Ao optar pela continuidade da forma Federativa do país, o constituinte assumiu uma grande tarefa: a de construir um ordenamento jurídico capaz de sustentar essa opção, ainda que já fosse o modelo adotado até então. Uma vez que falamos de uma constituição analítica, que desempenha, na esfera de forma de Estado e sua organização, papel de distribuição e delimitação de competências, há um alto grau de complexidade de desenvolver um sistema normativo que tenha rigidez o suficiente para assegurar a segurança institucional, mas ao mesmo tempo a flexibilidade para adaptar-se às mudanças que o tempo traz.

Se falamos de federação, falamos do conjunto de entes federados que gozam de autonomia em algumas esferas, como administrativa e legislativa. O assunto “Federação” é de tamanha importância que é tratado no caput do artigo 1º da Constituição, definindo o país como a união (necessário frisar que este termo “união” é de suma importância para preservar alguns princípios do federalismo, como por exemplo, o de autonomia) de Estados, Município e do Distrito Federal.  Para um ente federado exercer qualquer função que lhe tenha sido atribuída pela norma, ou discussão proposta pela doutrina, filosofia jurídica, ou qualquer fonte que vá debater o papel da administração pública, precisamos lhe fornecer os instrumentos necessários para prática, que grosso modo, são recursos financeiros. A forma de captação destes recursos mais usual é o tributo.
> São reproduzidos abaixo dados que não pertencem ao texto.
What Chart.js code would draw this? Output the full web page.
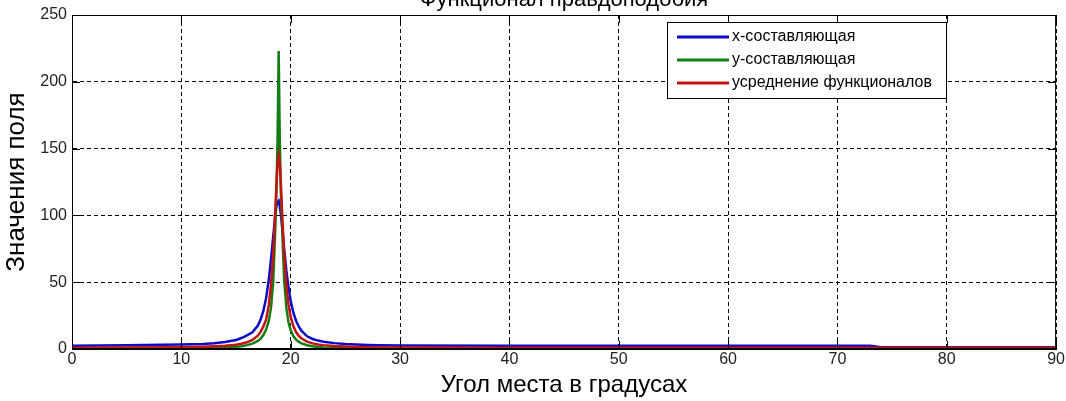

É na interseção desses assuntos que está nosso tema: qual mecanismo o constituinte criou para viabilizar a forma federativa através do tempo, preservando seus traços característicos, em principal a autonomia do ente federado, especificamente na questão de arrecadação de tributos?

O Título VI da Constituição trata exclusivamente de Tributação e Orçamento, iniciando seus capítulos com o Sistema Tributário Nacional. Além de instituir quais são os tipos de tributos no primeiro artigo do Título, 145, no seguinte a Constituição já nos traz uma das ferramentas de grande serventia para responder o questionamento anterior: a lei complementar. Aessa modalidade de norma foram atribuídas diversas funções no que diz respeito ao sistema tributário, como por exemplo, dispor de conflitos de competência entre os entes ou regular as limitações constitucionais ao poder de tributar. As seções III em diante desse capítulo atribuem as competências tributárias dos entes, sempre com uma menção ao que caberá à lei complementar regulamentar.

Uma vez que o Federalismo prega a idéia da manutenção da autonomia os entes federados, e que a lei complementar é de competência privativa do Congresso Nacional, o poder de dispor sobre todo o sistema tributário nacional não seria uma afronta à competência do ente de instituir “seu” tributo, nos que sejam de modalidade exclusiva?

A resposta para negar essa idéia é bem simples. O constituinte originário criou uma reserva de poder ao legislador futuro, a fim de garantir que, com o tempo, ele pudesse trabalhar em prol da coordenação dessas competências tributarias dos entes, pois mais importante que respeitar a autonomia dos entes federados, sem duvida, é manter a viabilidade e o funcionamento da federação.

Uma autonomia total e irrestrita poderia por em cheque essa forma de organização do Estado. É fácil perceber no atual modelo tributário, com a eclosão das famosas “guerras fiscais”, que sem mecanismos que possam harmonizar essa autonomia, o sistema tributário tende a se tornar cada vez mais complexo, menos organizado, e mais oneroso, não só para o contribuinte, mas para a própria administração pública.